Elasticsearch: Versions
Phabricator has historically had uneven support for different versions of Elasticsearch. The updated code has primarily been developed and tested against Elasticsearch 5 (the most recent version, at time of writing) and will work best with a modern Elasticsearch server.
If you run Elasticsearch 2, you can add "version" as a top-level key in the service definition:
[ { "type": "elasticsearch", "version": 2 "hosts": [ ... ] } ]
This is also supported, but has not been tested as thoroughly.
If you run an older version, you may find things don't work; you are probably best off upgrading to Elasticsearch 5. See the next section for guidance.
Elasticsearch: Hard Reset
If you'd like to upgrade to Elasticsearch 5 from an older version of Elasticsearch, or generally wipe the slate clean and start from scratch, do this:
- Set up Elasticsearch 5.
- Configure cluster.search to point at it.
- Run bin/search init.
- Run bin/search index --all --background --force to populate the index.
This last command can be run while Phabricator is online. For general guidance on rebuilding search indexes, see T11932.
Optional Project/Repository Indexes
Adjacent to these configuration changes, some document types now have slightly richer fulltext indexes.

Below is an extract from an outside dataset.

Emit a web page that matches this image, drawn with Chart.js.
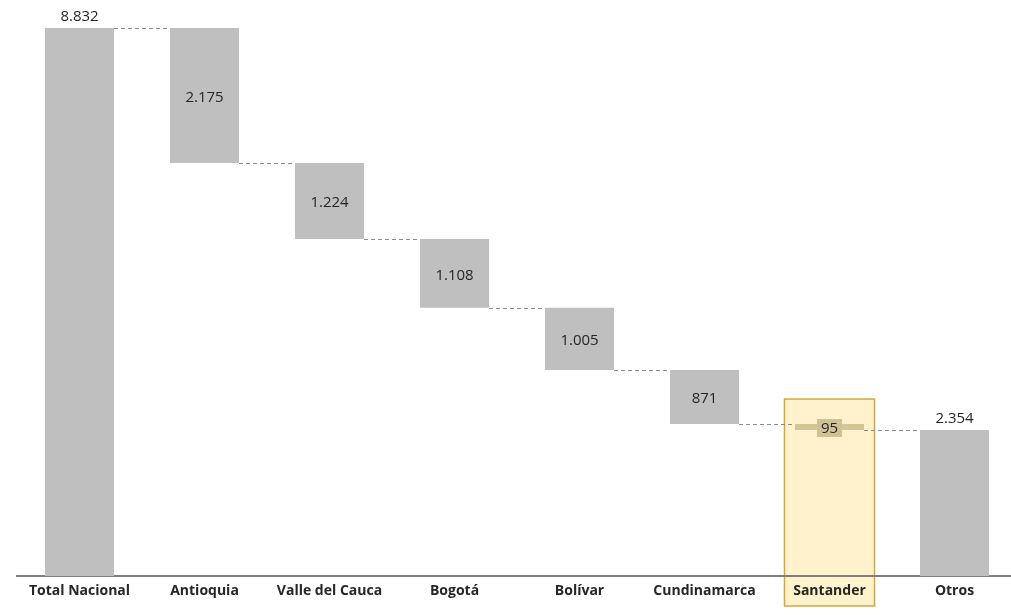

You may optionally reindex projects and repositories to take advantage of these updates. If you do, users may have better luck finding relevant project and repository results using global search. This impacts both MySQL and Elasticsearch. If you don't run these commands, the indexes will tend to naturally update over time on their own.
phabricator/ $ ./bin/search index --type project --force phabricator/ $ ./bin/search index --type repository --force
These commands can be run while Phabricator is running and should complete quickly (a few minutes at most) for most installs.